Requirement: Report how many lines in the records below contain the word "this". Give only the number.

Figure scripts:
**********
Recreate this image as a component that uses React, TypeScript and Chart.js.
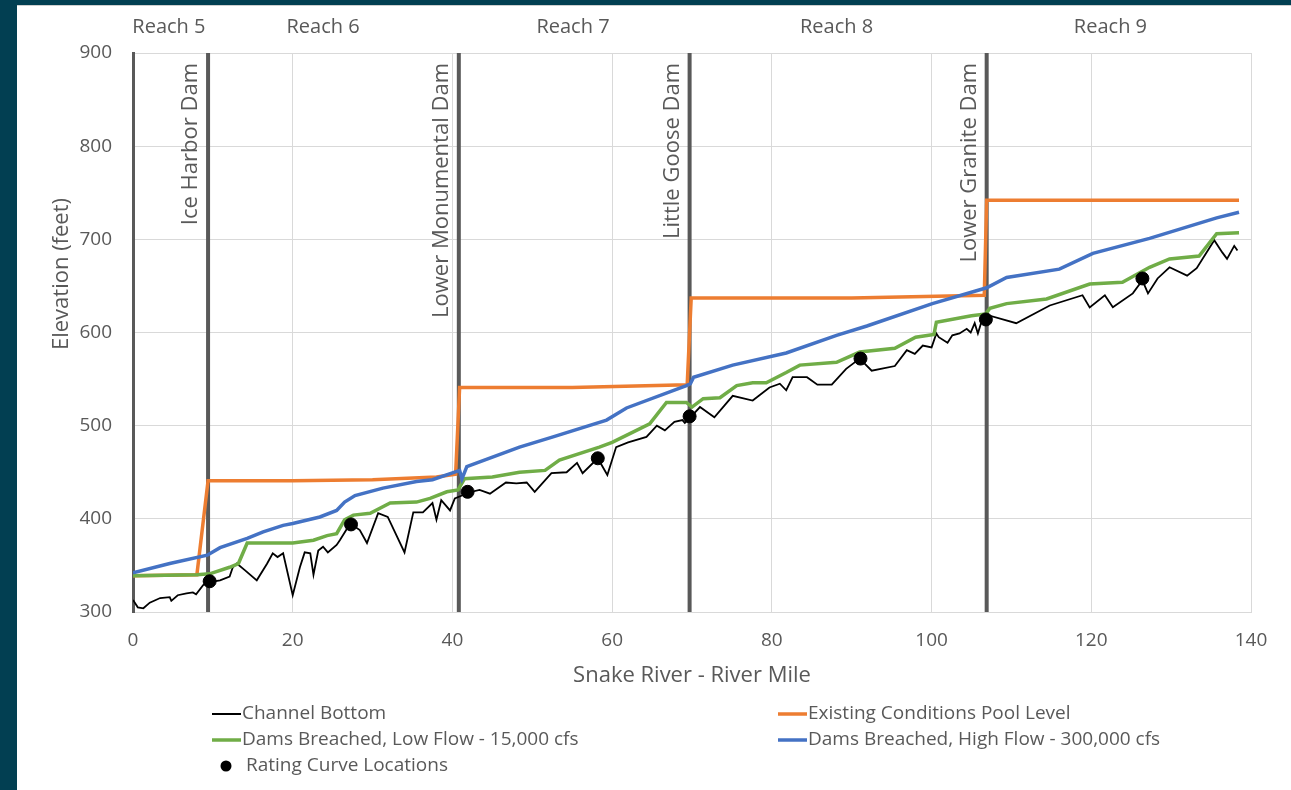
import { useEffect, useRef } from "react";
import { Chart, registerables } from "chart.js";

Chart.register(...registerables);

const FONT = "'Open Sans', 'Noto Sans', sans-serif";
const TEXT = "#595959";

// [river mile, elevation ft]
const channelBottom: [number, number][] = [
  [0, 313], [0.6, 305], [1.3, 304], [2.1, 310], [3.4, 315], [4.6, 316], [4.8, 312], [5.6, 318],
  [6.7, 320], [7.5, 321], [7.9, 319], [8.8, 329], [9.6, 332], [10.9, 334], [12.1, 338], [12.5, 348],
  [13, 352], [14, 345], [15.5, 334], [16.8, 352], [17.5, 363], [18.1, 359], [18.8, 363], [20, 318],
  [20.9, 348], [21.5, 364], [22.2, 363], [22.6, 340], [23.2, 366], [23.8, 370], [24.4, 364], [25.5, 372],
  [25.9, 377], [27.2, 395], [28.4, 388], [29.3, 374], [30.7, 406], [31.9, 402], [34, 364], [35.1, 407],
  [36.3, 407], [37.5, 417], [38, 399], [38.6, 420], [39.7, 409], [40.3, 422], [41.2, 425], [41.9, 428],
  [43.4, 431], [44.7, 427], [46.7, 439], [48, 438], [49.3, 439], [50.3, 429], [52.4, 449], [54.3, 450],
  [55.6, 460], [56.3, 449], [58.2, 465], [59.4, 447], [60.5, 477], [62, 482], [64.3, 488], [65.6, 500],
  [66.6, 495], [67.8, 504], [68.8, 506], [69.1, 503], [69.8, 509], [71, 520], [72.8, 509], [75.1, 532],
  [77.6, 527], [79.7, 541], [81, 545], [81.8, 538], [82.6, 552], [84.4, 552], [85.7, 544], [87.5, 544],
  [89.3, 561], [91, 572], [92.5, 559], [95.4, 564], [96.9, 581], [97.9, 577], [98.9, 586], [100, 584],
  [100.6, 599], [100.9, 595], [102, 589], [102.6, 597], [103.5, 599], [104.4, 604], [104.9, 600],
  [105.4, 610], [105.8, 599], [106.3, 613], [106.9, 613], [107.3, 618], [110.6, 610], [114.8, 629],
  [118.9, 640], [119.8, 627], [121.7, 640], [122.7, 627], [125.2, 642], [126.4, 656], [127.1, 642],
  [128.3, 658], [129.8, 670], [132, 661], [133.2, 669], [135.4, 699], [136.4, 686], [137, 679],
  [137.9, 693], [138.3, 688],
];

const poolLevel: [number, number][] = [
  [0, 339], [8, 340], [9.4, 441], [20, 441], [30, 442], [38, 445], [40.4, 448], [40.9, 541],
  [55, 541], [69.4, 544], [69.9, 637], [90, 637], [106.6, 640], [106.9, 742], [138.5, 742],
];

const lowFlow: [number, number][] = [
  [0, 339], [8, 340], [9.6, 341], [12.1, 348], [13.2, 352], [14.3, 374], [20, 374], [22.6, 377],
  [24.3, 382], [25.5, 384], [26.5, 399], [27.6, 404], [29.7, 406], [32.2, 417], [35.5, 418], [37.2, 422],
  [39.3, 429], [40.7, 431], [41.5, 443], [45, 445], [48.4, 450], [51.6, 452], [53.4, 463], [58.4, 477],
  [60, 482], [62.6, 493], [64.7, 502], [66.8, 525], [69.3, 525], [70, 520], [71.4, 529], [73.5, 530],
  [75.6, 543], [77.6, 546], [79.3, 546], [81.8, 557], [83.5, 565], [88.1, 568], [91, 579], [95.4, 583],
  [98, 595], [100.3, 598], [100.6, 611], [105, 618], [106.8, 620], [107.3, 626], [109.4, 631],
  [114.4, 636], [119.8, 652], [123.9, 654], [127.3, 670], [129.8, 679], [133.5, 682], [135.7, 706],
  [138.5, 707],
];

const highFlow: [number, number][] = [
  [0, 342], [4.6, 352], [9.3, 361], [10.9, 369], [14.3, 379], [16.3, 386], [18.8, 393], [20, 395],
  [23.4, 402], [25.5, 409], [26.5, 418], [27.8, 425], [31.3, 433], [35.5, 440], [37.5, 442], [40.9, 452],
  [41.2, 443], [41.8, 456], [48.4, 477], [52.6, 488], [59.3, 506], [61.8, 519], [69.3, 543], [69.8, 545],
  [70.2, 552], [75.1, 565], [81.8, 578], [88.1, 597], [91.9, 607], [100.1, 631], [106.9, 648],
  [109.4, 659], [116, 668], [120.2, 685], [127.3, 701], [135.7, 723], [138.5, 729],
];

const ratingCurves: [number, number][] = [
  [9.6, 333], [27.3, 394], [41.9, 429], [58.2, 465], [69.7, 510], [91.1, 572], [106.8, 614], [126.4, 658],
];

const damNames = ["Ice Harbor Dam", "Lower Monumental Dam", "Little Goose Dam", "Lower Granite Dam"];
const damMiles = [9.4, 40.8, 69.7, 106.9];

const reachNames = ["Reach 5", "Reach 6", "Reach 7", "Reach 8", "Reach 9"];
const reachMiles = [4.5, 23.8, 55.1, 88.1, 122.4];

const xMin = 0, xMax = 140, xStep = 20;
const yMin = 300, yMax = 900, yStep = 100;

const seriesNames = [
  "Channel Bottom",
  "Existing Conditions Pool Level",
  "Dams Breached, Low Flow - 15,000 cfs",
  "Dams Breached, High Flow - 300,000 cfs",
  "Rating Curve Locations",
];
const seriesColors = ["#000000", "#ED7D31", "#70AD47", "#4472C4", "#000000"];

const toPts = (a: [number, number][]) => a.map(([x, y]) => ({ x, y }));

const overlay = {
  id: "overlay",
  afterDraw(chart: any) {
    const { ctx, chartArea } = chart;
    const xs = chart.scales.x;
    ctx.save();
    ctx.fillStyle = TEXT;
    // reach labels
    ctx.font = `20px ${FONT}`;
    ctx.textAlign = "center";
    ctx.textBaseline = "middle";
    reachNames.forEach((t, i) => ctx.fillText(t, xs.getPixelForValue(reachMiles[i]), 21));
    // dam labels
    ctx.font = `22px ${FONT}`;
    damNames.forEach((t, i) => {
      const px = xs.getPixelForValue(damMiles[i]) - 17;
      ctx.save();
      ctx.translate(px, chartArea.top + 10);
      ctx.rotate(-Math.PI / 2);
      ctx.textAlign = "right";
      ctx.textBaseline = "middle";
      ctx.fillText(t, 0, 0);
      ctx.restore();
    });
    // y axis title
    ctx.save();
    ctx.font = `22px ${FONT}`;
    ctx.translate(45, 268);
    ctx.rotate(-Math.PI / 2);
    ctx.textAlign = "center";
    ctx.textBaseline = "middle";
    ctx.fillText("Elevation (feet)", 0, 0);
    ctx.restore();

    // legend
    ctx.font = `19px ${FONT}`;
    ctx.textAlign = "left";
    ctx.textBaseline = "middle";
    const items = [
      { i: 0, x: 195, y: 708 },
      { i: 1, x: 761, y: 708 },
      { i: 2, x: 195, y: 734 },
      { i: 3, x: 761, y: 734 },
    ];
    items.forEach(({ i, x, y }) => {
      ctx.strokeStyle = seriesColors[i];
      ctx.lineWidth = i === 0 ? 2 : 3.5;
      ctx.beginPath();
      ctx.moveTo(x, y);
      ctx.lineTo(x + 29, y);
      ctx.stroke();
      ctx.fillStyle = TEXT;
      ctx.fillText(seriesNames[i], x + 30, y);
    });
    ctx.fillStyle = "#000";
    ctx.beginPath();
    ctx.arc(209, 760, 5.5, 0, Math.PI * 2);
    ctx.fill();
    ctx.fillStyle = TEXT;
    ctx.fillText(seriesNames[4], 229, 760);
    ctx.restore();
  },
};

export default function App() {
  const ref = useRef<HTMLCanvasElement>(null);
  useEffect(() => {
    if (!ref.current) return;
    const damSets = damMiles.map((m) => ({
      label: "dam",
      data: [{ x: m, y: yMin }, { x: m, y: yMax }],
      borderColor: "#595959",
      borderWidth: 4,
      pointRadius: 0,
      showLine: true,
      order: 6,
    }));
    const chart = new Chart(ref.current, {
      type: "scatter",
      data: {
        datasets: [
          { label: seriesNames[4], data: toPts(ratingCurves), backgroundColor: "#000", borderColor: "#000", pointRadius: 6.5, showLine: false, order: 0 },
          { label: seriesNames[3], data: toPts(highFlow), borderColor: seriesColors[3], borderWidth: 3.5, pointRadius: 0, showLine: true, order: 1 },
          { label: seriesNames[2], data: toPts(lowFlow), borderColor: seriesColors[2], borderWidth: 3.5, pointRadius: 0, showLine: true, order: 2 },
          { label: seriesNames[1], data: toPts(poolLevel), borderColor: seriesColors[1], borderWidth: 3.5, pointRadius: 0, showLine: true, order: 3 },
          { label: seriesNames[0], data: toPts(channelBottom), borderColor: seriesColors[0], borderWidth: 1.8, pointRadius: 0, showLine: true, order: 4 },
          ...damSets,
        ] as any,
      },
      options: {
        animation: false,
        responsive: false,
        layout: { padding: { top: 47, right: 40, bottom: 100, left: 0 } },
        plugins: { legend: { display: false }, tooltip: { enabled: false } },
        scales: {
          x: {
            type: "linear",
            min: xMin,
            max: xMax,
            ticks: { stepSize: xStep, color: TEXT, font: { family: FONT, size: 19 }, padding: 17 },
            grid: { color: "#D9D9D9", lineWidth: 1, drawTicks: false },
            border: { color: "#D9D9D9", width: 1 },
            title: { display: true, text: "Snake River - River Mile", color: TEXT, font: { family: FONT, size: 22 }, padding: { top: 0, bottom: 1 } },
            afterFit: (s: any) => { s.height = 78; },
          },
          y: {
            type: "linear",
            min: yMin,
            max: yMax,
            ticks: { stepSize: yStep, color: TEXT, font: { family: FONT, size: 19 }, padding: 21 },
            grid: { color: "#D9D9D9", lineWidth: 1, drawTicks: false },
            border: { color: "#595959", width: 3 },
            afterFit: (s: any) => { s.width = 116; },
          },
        },
      },
      plugins: [overlay],
    });
    return () => chart.destroy();
  }, []);
  return (
    <div style={{ position: "fixed", left: 0, top: 0, width: 1291, height: 790, background: "#023F52", overflow: "hidden" }}>
      <div style={{ position: "absolute", left: 17, top: 5, width: 1274, height: 785, background: "#fff", borderTop: "1px solid #cfcfcf", boxSizing: "border-box" }}>
        <canvas ref={ref} width={1274} height={784} style={{ display: "block" }} />
      </div>
    </div>
  );
}
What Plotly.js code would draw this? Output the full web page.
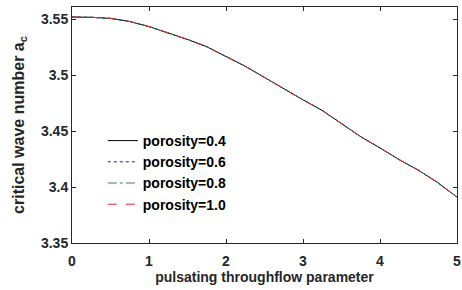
**********
Solution: 2